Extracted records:

::::

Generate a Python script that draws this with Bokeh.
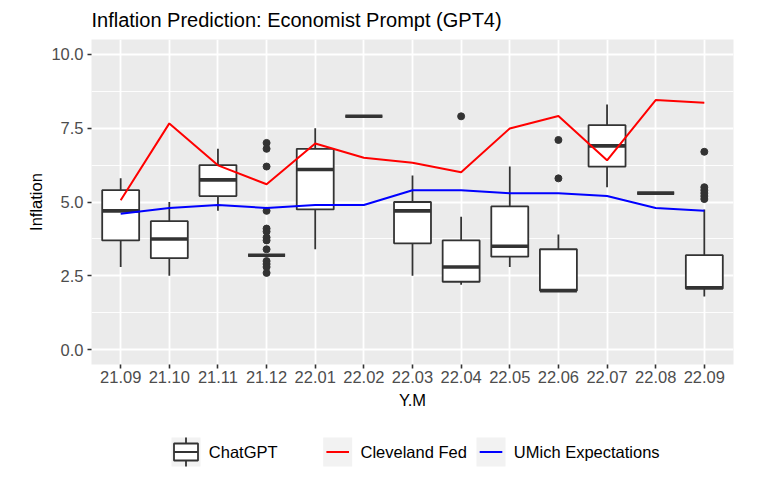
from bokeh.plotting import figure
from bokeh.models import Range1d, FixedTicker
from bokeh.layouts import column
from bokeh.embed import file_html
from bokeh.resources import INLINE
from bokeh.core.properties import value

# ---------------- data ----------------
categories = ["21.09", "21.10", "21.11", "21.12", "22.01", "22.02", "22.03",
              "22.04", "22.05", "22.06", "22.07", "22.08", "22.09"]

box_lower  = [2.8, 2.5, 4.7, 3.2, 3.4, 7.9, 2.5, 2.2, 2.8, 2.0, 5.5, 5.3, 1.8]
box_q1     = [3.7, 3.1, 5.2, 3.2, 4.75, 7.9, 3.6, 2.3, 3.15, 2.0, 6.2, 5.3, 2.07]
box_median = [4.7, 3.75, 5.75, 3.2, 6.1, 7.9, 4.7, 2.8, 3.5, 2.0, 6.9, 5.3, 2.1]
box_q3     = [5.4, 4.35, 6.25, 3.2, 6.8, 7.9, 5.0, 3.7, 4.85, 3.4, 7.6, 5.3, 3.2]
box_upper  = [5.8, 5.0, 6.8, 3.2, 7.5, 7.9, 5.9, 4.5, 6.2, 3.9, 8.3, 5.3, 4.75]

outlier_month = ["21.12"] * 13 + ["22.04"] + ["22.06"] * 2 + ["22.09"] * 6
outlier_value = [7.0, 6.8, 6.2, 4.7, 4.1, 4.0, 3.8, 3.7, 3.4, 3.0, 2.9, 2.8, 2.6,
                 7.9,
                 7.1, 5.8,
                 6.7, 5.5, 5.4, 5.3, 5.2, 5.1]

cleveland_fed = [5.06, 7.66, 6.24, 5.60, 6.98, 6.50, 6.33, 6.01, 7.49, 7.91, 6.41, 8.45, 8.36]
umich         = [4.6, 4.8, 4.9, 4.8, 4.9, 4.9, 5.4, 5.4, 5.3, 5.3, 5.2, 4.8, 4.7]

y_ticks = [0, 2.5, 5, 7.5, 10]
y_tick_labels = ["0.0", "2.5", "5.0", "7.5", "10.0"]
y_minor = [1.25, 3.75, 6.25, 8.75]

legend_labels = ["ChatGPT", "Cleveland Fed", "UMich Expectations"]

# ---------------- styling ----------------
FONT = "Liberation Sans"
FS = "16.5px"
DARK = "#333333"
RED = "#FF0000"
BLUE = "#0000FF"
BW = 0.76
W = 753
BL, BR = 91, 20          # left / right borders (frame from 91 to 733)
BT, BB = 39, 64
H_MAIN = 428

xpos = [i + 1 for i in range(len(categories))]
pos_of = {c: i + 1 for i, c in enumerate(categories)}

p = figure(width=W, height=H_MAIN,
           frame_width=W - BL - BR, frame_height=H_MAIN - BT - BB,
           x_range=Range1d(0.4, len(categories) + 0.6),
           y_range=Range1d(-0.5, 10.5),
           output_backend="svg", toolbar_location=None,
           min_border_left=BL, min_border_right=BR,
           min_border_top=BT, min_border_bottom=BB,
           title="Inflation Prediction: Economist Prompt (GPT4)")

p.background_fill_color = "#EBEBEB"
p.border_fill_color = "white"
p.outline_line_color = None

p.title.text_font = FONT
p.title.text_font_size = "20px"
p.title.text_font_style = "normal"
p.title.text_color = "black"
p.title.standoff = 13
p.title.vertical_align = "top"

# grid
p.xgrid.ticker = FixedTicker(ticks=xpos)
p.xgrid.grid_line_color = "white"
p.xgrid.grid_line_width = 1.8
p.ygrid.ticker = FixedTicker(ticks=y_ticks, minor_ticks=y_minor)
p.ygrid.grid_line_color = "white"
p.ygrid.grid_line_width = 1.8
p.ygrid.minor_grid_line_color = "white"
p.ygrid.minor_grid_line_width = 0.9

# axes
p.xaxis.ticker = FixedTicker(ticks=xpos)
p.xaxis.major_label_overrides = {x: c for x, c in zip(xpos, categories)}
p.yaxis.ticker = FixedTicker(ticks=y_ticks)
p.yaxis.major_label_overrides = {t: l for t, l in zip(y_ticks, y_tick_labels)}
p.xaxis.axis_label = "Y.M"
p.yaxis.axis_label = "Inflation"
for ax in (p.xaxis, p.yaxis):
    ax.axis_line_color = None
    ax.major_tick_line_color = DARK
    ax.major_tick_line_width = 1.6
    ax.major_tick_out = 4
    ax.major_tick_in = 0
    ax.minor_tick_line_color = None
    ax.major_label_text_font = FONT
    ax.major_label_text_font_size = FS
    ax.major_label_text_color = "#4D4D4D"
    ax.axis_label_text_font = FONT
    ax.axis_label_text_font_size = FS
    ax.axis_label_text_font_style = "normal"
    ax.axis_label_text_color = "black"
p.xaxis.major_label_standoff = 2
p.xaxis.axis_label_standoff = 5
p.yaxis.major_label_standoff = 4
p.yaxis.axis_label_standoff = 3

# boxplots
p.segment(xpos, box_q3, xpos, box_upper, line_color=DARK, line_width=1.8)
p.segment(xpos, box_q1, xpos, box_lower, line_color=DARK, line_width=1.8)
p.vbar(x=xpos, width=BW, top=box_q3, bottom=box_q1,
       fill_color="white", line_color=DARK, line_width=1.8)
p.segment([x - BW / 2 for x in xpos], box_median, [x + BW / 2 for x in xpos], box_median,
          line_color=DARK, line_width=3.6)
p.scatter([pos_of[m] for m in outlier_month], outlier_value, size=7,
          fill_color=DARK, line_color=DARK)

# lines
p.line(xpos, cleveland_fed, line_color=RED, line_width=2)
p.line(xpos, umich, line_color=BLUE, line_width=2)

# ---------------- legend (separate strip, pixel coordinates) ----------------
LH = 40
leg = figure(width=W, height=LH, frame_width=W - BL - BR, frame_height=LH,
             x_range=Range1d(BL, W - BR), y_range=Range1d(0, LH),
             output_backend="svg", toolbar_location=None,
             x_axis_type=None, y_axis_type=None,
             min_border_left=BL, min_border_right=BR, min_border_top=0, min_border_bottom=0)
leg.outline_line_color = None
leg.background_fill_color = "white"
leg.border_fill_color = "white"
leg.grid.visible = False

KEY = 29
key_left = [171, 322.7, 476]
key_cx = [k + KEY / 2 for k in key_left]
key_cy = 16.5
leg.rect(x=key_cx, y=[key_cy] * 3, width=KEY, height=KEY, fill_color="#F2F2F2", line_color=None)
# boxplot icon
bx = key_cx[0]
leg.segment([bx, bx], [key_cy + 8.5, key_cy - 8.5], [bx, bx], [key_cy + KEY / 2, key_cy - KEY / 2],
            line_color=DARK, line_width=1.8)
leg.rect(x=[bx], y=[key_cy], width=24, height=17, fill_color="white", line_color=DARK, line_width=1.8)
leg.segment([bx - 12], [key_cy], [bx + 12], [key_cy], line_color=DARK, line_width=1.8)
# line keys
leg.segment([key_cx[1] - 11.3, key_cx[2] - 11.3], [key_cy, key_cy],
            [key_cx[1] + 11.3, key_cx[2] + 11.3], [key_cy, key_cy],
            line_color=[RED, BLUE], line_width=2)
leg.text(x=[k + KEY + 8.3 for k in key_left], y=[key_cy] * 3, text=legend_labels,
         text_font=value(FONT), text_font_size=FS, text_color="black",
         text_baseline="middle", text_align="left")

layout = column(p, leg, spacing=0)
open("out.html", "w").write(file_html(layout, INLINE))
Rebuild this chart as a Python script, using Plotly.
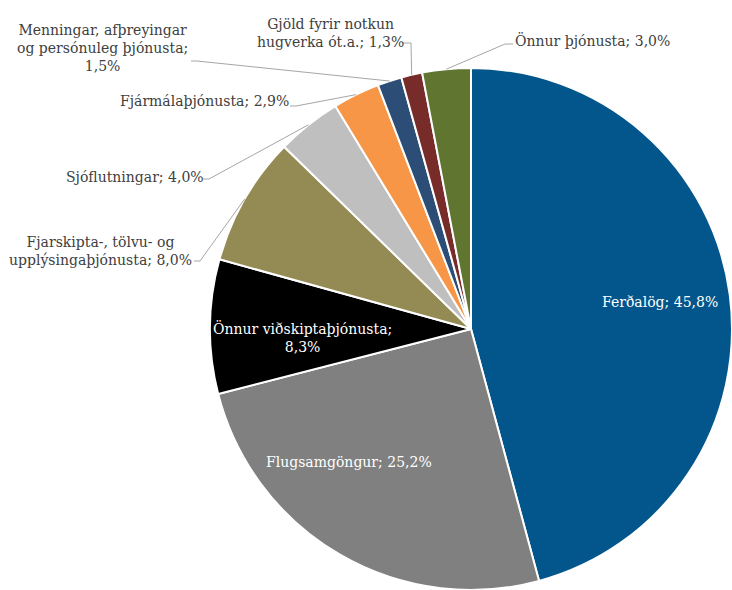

::::

In the data above, please extract the lines from the first one through the line with "5.2, 4.8, 4.7]", exactly, and keep pictures out.

Complete output:
Generate a Python script that draws this with Bokeh.
from bokeh.plotting import figure
from bokeh.models import Range1d, FixedTicker
from bokeh.layouts import column
from bokeh.embed import file_html
from bokeh.resources import INLINE
from bokeh.core.properties import value

# ---------------- data ----------------
categories = ["21.09", "21.10", "21.11", "21.12", "22.01", "22.02", "22.03",
              "22.04", "22.05", "22.06", "22.07", "22.08", "22.09"]

box_lower  = [2.8, 2.5, 4.7, 3.2, 3.4, 7.9, 2.5, 2.2, 2.8, 2.0, 5.5, 5.3, 1.8]
box_q1     = [3.7, 3.1, 5.2, 3.2, 4.75, 7.9, 3.6, 2.3, 3.15, 2.0, 6.2, 5.3, 2.07]
box_median = [4.7, 3.75, 5.75, 3.2, 6.1, 7.9, 4.7, 2.8, 3.5, 2.0, 6.9, 5.3, 2.1]
box_q3     = [5.4, 4.35, 6.25, 3.2, 6.8, 7.9, 5.0, 3.7, 4.85, 3.4, 7.6, 5.3, 3.2]
box_upper  = [5.8, 5.0, 6.8, 3.2, 7.5, 7.9, 5.9, 4.5, 6.2, 3.9, 8.3, 5.3, 4.75]

outlier_month = ["21.12"] * 13 + ["22.04"] + ["22.06"] * 2 + ["22.09"] * 6
outlier_value = [7.0, 6.8, 6.2, 4.7, 4.1, 4.0, 3.8, 3.7, 3.4, 3.0, 2.9, 2.8, 2.6,
                 7.9,
                 7.1, 5.8,
                 6.7, 5.5, 5.4, 5.3, 5.2, 5.1]

cleveland_fed = [5.06, 7.66, 6.24, 5.60, 6.98, 6.50, 6.33, 6.01, 7.49, 7.91, 6.41, 8.45, 8.36]
umich         = [4.6, 4.8, 4.9, 4.8, 4.9, 4.9, 5.4, 5.4, 5.3, 5.3, 5.2, 4.8, 4.7]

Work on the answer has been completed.